[REPLAY] Raphael Arndt – Australia's Sovereign Wealth Fund CIO (Capital Allocators, Episode 70) - Capital Allocators Recap

Podcast: Capital Allocators

Published: 2026-02-09

Duration: 1 hr 26 min

Guests: Raphael Arndt

Summary

Raphael Arndt, CIO of Australia's $145 billion Futures Fund, discusses the fund's strategic approach to investment, emphasizing a unified portfolio strategy and the importance of flexible asset allocation in navigating volatile markets.

What Happened

Raphael Arndt, CIO of Australia's $145 billion Futures Fund, shares insights into the fund's strategic approach to managing a next-generation institutional portfolio. The fund, established in 2006 with a mandate to compound capital for 20 years, follows a 'one team, one portfolio' philosophy, focusing on a total portfolio approach rather than diversifying within individual asset classes.
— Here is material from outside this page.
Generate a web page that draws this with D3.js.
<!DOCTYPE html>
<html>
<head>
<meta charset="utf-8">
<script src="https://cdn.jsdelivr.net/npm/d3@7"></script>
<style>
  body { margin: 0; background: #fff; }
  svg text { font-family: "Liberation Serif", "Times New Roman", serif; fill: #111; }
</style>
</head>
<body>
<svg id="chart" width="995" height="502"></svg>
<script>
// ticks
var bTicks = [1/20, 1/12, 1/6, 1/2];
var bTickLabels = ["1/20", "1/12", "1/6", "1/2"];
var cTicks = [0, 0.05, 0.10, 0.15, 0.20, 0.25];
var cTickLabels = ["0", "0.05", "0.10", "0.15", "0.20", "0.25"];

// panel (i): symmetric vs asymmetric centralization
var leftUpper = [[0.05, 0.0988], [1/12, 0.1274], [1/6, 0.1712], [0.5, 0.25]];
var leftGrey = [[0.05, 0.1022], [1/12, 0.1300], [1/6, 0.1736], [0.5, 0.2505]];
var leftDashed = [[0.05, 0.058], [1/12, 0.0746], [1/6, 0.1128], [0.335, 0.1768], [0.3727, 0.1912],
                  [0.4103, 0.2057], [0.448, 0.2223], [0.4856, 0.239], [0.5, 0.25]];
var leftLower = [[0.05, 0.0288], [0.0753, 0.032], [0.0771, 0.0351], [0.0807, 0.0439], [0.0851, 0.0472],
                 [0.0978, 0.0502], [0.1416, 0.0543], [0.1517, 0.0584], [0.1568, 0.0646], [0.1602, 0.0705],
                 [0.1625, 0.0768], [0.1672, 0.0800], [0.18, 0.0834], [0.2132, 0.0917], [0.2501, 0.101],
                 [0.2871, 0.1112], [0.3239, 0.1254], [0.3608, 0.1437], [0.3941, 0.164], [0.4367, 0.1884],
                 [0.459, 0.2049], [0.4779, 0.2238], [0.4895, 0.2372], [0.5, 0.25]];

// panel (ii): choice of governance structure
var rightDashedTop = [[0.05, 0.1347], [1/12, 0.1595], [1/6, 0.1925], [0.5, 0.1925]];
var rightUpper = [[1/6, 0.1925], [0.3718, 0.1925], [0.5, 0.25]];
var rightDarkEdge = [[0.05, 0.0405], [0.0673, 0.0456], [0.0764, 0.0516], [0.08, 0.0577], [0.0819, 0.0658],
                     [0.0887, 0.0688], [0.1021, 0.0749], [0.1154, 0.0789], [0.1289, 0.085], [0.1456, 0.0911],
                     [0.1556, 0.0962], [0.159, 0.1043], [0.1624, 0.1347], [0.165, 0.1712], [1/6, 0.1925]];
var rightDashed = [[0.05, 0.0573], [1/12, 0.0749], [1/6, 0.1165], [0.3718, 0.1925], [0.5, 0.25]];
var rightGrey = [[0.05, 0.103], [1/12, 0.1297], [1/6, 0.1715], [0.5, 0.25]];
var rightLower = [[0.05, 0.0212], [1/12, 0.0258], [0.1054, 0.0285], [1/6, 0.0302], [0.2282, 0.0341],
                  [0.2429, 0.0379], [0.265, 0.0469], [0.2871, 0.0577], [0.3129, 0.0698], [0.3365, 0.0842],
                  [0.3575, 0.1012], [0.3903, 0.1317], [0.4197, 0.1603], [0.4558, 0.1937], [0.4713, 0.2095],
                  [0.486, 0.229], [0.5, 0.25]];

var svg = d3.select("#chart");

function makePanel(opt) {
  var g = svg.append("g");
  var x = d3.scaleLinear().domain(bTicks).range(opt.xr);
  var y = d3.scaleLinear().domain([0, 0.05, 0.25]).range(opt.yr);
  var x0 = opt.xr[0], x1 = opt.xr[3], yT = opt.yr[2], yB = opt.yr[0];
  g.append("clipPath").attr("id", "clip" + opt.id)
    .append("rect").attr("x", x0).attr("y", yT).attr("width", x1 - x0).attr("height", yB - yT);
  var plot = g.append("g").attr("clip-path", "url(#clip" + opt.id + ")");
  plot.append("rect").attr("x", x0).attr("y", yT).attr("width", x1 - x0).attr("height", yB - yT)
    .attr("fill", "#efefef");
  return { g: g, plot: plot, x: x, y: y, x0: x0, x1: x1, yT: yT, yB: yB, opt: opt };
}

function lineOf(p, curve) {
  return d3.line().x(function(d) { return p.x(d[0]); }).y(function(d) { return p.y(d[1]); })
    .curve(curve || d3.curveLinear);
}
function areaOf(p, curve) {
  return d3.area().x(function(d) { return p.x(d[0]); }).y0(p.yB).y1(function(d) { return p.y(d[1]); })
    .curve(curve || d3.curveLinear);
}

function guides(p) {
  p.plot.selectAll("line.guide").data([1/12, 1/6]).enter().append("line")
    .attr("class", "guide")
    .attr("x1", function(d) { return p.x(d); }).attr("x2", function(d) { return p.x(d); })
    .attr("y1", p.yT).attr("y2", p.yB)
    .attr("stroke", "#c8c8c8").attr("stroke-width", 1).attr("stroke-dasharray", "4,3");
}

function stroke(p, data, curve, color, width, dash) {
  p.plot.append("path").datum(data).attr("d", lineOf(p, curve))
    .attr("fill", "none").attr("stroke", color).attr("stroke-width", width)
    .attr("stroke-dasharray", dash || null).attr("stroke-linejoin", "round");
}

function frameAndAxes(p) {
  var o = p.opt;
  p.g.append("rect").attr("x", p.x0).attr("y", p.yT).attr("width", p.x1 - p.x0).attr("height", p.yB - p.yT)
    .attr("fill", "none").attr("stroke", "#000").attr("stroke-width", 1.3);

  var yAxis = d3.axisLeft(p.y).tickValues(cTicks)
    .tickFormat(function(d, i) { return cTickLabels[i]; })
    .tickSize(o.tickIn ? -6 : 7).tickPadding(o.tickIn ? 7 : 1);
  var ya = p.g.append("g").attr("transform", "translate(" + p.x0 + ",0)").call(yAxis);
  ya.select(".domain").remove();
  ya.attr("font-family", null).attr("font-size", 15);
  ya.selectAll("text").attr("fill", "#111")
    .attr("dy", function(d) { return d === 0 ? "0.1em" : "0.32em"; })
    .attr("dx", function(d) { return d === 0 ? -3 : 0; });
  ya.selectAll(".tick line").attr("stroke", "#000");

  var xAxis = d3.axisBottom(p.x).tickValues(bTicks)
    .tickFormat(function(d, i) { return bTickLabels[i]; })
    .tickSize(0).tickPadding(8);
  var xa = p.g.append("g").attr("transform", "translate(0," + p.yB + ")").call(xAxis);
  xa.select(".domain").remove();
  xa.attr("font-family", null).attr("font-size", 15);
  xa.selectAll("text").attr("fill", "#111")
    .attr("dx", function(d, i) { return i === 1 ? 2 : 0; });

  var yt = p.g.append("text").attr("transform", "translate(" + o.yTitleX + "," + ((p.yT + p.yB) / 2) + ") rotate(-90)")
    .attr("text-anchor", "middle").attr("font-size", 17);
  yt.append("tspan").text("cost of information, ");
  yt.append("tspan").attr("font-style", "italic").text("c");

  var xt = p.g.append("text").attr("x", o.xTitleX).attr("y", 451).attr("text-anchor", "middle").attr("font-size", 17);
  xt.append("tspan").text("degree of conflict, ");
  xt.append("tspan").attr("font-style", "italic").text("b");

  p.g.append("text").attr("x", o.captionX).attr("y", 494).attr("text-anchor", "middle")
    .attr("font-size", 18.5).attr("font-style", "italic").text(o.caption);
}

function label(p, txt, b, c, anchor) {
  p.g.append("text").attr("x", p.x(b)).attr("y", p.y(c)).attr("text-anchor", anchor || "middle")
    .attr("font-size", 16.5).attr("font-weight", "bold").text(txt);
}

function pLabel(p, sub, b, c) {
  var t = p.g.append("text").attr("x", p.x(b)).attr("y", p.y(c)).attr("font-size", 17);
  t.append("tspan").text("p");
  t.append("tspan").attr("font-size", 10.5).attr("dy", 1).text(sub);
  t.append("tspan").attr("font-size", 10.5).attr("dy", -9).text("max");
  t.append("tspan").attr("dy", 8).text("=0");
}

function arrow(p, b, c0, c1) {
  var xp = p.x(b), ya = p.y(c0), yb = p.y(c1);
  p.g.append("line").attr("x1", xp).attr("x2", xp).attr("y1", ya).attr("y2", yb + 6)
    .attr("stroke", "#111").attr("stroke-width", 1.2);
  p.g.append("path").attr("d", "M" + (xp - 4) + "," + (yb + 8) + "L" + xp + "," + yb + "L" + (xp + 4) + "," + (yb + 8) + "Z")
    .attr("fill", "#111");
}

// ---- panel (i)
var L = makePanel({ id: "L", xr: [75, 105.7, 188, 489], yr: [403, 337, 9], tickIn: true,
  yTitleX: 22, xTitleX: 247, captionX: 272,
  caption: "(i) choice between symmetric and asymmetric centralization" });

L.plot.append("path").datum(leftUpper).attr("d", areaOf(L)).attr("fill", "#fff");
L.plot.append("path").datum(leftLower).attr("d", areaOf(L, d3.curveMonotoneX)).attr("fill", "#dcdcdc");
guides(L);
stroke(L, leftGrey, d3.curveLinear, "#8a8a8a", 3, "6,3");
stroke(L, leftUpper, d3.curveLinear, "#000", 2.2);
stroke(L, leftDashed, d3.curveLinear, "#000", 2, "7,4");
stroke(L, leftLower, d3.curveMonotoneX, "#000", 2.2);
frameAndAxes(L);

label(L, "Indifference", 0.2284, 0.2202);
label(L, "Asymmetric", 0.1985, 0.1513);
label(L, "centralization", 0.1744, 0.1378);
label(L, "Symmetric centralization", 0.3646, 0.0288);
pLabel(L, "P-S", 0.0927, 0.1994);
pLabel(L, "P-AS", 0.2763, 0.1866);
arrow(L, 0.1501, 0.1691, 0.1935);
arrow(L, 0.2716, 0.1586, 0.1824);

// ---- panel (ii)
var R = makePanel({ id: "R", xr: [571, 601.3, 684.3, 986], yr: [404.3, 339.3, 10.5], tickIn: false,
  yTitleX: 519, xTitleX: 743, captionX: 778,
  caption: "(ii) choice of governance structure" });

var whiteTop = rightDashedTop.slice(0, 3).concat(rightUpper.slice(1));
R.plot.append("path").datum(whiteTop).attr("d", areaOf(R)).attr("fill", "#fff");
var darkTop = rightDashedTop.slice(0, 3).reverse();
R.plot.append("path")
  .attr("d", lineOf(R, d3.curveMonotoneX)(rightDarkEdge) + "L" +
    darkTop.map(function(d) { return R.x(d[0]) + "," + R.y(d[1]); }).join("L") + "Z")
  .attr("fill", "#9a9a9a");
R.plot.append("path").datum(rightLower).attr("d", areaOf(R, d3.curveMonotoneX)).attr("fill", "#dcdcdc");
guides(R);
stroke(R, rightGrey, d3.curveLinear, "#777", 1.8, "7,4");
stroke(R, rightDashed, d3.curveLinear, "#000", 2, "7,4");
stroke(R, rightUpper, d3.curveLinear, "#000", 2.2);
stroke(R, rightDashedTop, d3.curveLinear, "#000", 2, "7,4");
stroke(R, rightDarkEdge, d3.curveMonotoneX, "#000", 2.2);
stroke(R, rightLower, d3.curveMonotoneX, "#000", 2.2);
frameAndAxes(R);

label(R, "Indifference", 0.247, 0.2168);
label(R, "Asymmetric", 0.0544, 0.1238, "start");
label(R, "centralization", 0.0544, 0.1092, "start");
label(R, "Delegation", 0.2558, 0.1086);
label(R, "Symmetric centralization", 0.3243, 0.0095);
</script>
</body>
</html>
Arndt discusses the fund's initial capital, which included $60 billion from federal budget surpluses and Telstra privatization. The portfolio is dynamic, with a forward-looking process that assesses asset classes through their factor contributions rather than past data, enabling flexibility and calculated risk-taking.

The asset allocation strategy includes about 30% in equities, 12% in private equity, 15% in property and infrastructure, 10% in debt, 15% in hedge funds, and 15% in cash. The fund relies entirely on external managers, working with approximately 120 managers, each managing over a billion dollars on average.

Arndt highlights the importance of relationships with managers to access capacity and emphasizes that technological tools have enhanced the ability to perform attribution work in equities. The fund believes in the reliability of the equity risk premium and the sustainability of skill in active management.

The private equity focus is on venture and growth equity, with co-investment opportunities pursued if high-performing managers are available. During the financial crisis, the fund's cautious approach, holding 80% in cash, enabled strategic investments, particularly in credit, yielding above 20% returns.

Arndt notes the fund's view of the current market environment, considering asset prices expensive but risk more attractive. The fund is slightly below neutral in terms of risk exposure, prioritizing the ability to invest when asset prices are cheap.

The investment team emphasizes collaboration, diversity of thinking, and a no-blame culture. Compensation is tied to personal goals and the fund's performance, with a focus on net returns rather than fee levels. Opportunities in China are seen as significant, especially given the emerging middle class, and the fund maintains exposure through equities and private equity.